Вдова Фрёман показала ровный ряд маленьких острых зубов, и Кардель не сразу понял, что она улыбается.
16
Укрытая снежным одеялом Норрмальмская площадь пуста. Ни единого прохожего. Посреди площади – укрытая промерзшим, колом стоящим полотнищем статуя Густава Адольфа; первый конный памятник в королевстве вот уже два года ожидает, когда наконец завершат работы и он откроется взорам восхищенных горожан. Винге остановился и несколько минут смотрел на бесформенное сооружение, похожее на огромный белый призрак, угрожающе вознесшийся над заледеневшим городом в ожидании кровавой вакханалии, о которой мечтает Юханнес Балк. По одну сторону площади – опера, по другую – дворец принцессы Софии Альбертины, два совершенно одинаковых статных здания. Они словно глядят друг на друга и любуются собственным отражением. Впрочем, не совсем зеркальным: опера купается в утреннем свете, а дворец все еще в тени.
Полюбовавшись на близнецов, Винге отвернулся и с трудом открыл подъезд арестантской с торцевой стороны площади. Прошел по коридору, нашел нужную дверь и схватился за косяк – голова закружилась так, что испугался упасть.
– Господи, что это с вами? У вас вид, как у привидения. Живой скелет, вы меня даже напугали – будто сама смерть вошла.
– Вам незачем меня бояться. Скорее наоборот. Меня зовут Сесил Винге, я из полицейского управления… в какой-то степени, поскольку мое дело к вам иного рода.
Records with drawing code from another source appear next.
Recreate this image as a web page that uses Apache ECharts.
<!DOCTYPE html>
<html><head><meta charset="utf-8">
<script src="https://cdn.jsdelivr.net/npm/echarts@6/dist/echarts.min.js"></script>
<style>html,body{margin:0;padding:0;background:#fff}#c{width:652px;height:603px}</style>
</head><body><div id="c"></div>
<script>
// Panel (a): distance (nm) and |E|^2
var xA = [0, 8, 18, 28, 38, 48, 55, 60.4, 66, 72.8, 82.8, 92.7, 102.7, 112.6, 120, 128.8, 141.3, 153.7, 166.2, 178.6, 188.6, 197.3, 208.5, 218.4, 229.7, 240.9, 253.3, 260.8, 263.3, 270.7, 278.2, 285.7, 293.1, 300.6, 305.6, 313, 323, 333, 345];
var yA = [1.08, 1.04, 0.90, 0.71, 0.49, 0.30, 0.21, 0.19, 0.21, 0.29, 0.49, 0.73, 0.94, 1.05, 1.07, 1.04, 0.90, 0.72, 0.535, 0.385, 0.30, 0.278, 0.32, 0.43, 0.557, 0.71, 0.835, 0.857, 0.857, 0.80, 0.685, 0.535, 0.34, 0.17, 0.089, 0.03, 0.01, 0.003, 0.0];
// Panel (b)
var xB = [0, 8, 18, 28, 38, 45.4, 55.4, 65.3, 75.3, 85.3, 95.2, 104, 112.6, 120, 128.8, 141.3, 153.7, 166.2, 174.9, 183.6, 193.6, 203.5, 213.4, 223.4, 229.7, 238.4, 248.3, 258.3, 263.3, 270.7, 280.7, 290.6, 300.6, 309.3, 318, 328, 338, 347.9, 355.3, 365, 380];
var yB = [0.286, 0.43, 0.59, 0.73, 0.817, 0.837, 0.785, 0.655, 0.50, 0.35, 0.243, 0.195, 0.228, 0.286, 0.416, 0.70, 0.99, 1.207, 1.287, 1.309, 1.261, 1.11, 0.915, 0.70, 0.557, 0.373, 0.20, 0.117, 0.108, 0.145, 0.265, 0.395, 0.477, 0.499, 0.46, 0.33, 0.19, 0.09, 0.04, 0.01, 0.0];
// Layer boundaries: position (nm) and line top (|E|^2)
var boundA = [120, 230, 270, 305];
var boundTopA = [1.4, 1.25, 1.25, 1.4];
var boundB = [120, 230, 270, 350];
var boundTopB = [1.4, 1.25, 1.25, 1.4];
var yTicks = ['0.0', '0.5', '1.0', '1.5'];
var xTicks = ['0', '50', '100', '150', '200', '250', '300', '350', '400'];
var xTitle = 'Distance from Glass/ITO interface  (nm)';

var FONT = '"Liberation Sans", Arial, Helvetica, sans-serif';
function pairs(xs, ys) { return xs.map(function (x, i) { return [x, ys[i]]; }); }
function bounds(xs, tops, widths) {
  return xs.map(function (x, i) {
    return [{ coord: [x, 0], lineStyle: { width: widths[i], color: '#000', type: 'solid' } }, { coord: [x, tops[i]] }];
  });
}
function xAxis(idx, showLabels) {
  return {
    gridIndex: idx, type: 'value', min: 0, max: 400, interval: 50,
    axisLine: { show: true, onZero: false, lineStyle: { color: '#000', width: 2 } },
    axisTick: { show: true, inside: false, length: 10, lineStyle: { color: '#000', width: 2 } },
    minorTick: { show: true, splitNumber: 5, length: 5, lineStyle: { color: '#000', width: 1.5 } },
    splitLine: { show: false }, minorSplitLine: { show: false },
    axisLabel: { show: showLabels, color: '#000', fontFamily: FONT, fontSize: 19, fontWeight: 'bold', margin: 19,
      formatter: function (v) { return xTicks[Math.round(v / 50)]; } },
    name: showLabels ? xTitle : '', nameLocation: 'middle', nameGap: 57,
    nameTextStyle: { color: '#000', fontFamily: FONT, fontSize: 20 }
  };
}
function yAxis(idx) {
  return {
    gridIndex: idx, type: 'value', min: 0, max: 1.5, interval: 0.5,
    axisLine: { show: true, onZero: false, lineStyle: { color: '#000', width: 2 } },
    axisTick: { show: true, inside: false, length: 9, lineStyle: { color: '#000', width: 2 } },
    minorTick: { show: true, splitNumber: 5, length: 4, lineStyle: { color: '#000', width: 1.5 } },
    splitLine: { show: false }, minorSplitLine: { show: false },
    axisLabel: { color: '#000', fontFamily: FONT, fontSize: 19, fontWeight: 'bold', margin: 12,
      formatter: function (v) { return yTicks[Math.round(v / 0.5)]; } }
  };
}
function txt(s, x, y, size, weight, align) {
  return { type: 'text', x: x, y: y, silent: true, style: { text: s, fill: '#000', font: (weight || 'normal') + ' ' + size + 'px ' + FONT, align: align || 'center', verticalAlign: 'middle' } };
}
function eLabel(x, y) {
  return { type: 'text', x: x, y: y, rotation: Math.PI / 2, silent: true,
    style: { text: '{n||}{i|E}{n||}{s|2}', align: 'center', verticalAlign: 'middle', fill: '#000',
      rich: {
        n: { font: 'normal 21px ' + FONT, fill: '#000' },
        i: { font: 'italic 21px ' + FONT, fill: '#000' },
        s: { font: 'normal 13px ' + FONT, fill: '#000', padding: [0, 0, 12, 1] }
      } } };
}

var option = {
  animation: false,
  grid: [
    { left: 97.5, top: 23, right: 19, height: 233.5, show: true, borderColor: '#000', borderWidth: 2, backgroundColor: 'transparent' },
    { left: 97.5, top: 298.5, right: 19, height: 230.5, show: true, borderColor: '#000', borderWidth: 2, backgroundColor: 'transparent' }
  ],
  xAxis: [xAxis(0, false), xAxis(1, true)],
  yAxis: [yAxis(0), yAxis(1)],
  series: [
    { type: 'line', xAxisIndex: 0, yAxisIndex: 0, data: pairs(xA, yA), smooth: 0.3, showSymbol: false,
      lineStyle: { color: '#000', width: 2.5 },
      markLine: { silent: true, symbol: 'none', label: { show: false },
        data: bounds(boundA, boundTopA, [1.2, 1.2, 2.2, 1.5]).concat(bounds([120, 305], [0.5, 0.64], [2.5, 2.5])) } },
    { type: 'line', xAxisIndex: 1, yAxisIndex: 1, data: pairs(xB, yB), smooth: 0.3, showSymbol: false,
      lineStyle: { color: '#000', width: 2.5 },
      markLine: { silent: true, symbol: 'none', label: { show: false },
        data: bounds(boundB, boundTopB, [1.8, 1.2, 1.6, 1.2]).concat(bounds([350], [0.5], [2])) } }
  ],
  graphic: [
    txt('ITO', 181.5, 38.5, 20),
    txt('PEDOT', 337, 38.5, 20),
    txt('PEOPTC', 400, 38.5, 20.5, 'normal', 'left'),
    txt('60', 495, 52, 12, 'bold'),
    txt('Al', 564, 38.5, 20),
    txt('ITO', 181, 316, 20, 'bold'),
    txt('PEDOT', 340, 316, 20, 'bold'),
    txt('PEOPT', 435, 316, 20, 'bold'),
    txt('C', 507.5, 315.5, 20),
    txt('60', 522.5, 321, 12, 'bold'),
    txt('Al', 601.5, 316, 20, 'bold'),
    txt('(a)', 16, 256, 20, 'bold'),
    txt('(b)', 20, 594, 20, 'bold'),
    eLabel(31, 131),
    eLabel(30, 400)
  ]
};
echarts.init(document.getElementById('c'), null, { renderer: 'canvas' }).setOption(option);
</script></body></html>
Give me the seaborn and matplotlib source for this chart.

– Я вас и раньше видел. Ваша физиономия мелькала в дверном окошке. Вы проходили мимо… Говорю же, ряженый скелет. Что же вы такой бледный?
– Могу присесть? – спросил Винге, не объясняя причин бледности и через силу улыбнувшись. – Мне трудно стоять, ноги отказываются держать даже такой незначительный вес.
Заключенный пожал плечами и передвинулся на койке. Винге отклонил молчаливое приглашение и сел на стоявшую в углу табуретку, точно такую же, как в камере Юханнеса Балка. Долго рассматривал собеседника – обычная, будничная физиономия, борода не более чем месячной давности. Льняная рубаха, настолько грязная, что, наверное, ни разу не менялась с того дня, как он угодил в тюрьму. Потертые кожаные брюки с развязанными штрипками у коленей. Поверх коричневой куртки – тюремное одеяло.
Винге постепенно отдышался.
– Ваше имя Лоренц Юханссон, не так ли?
– А разве это секрет?
– Ваша профессия?
– Бочар. Был. Бочки вязал.
– Завтра за вами приедет тюремная повозка, чтобы отвезти вас на лобное место в Хаммарбю, не так ли?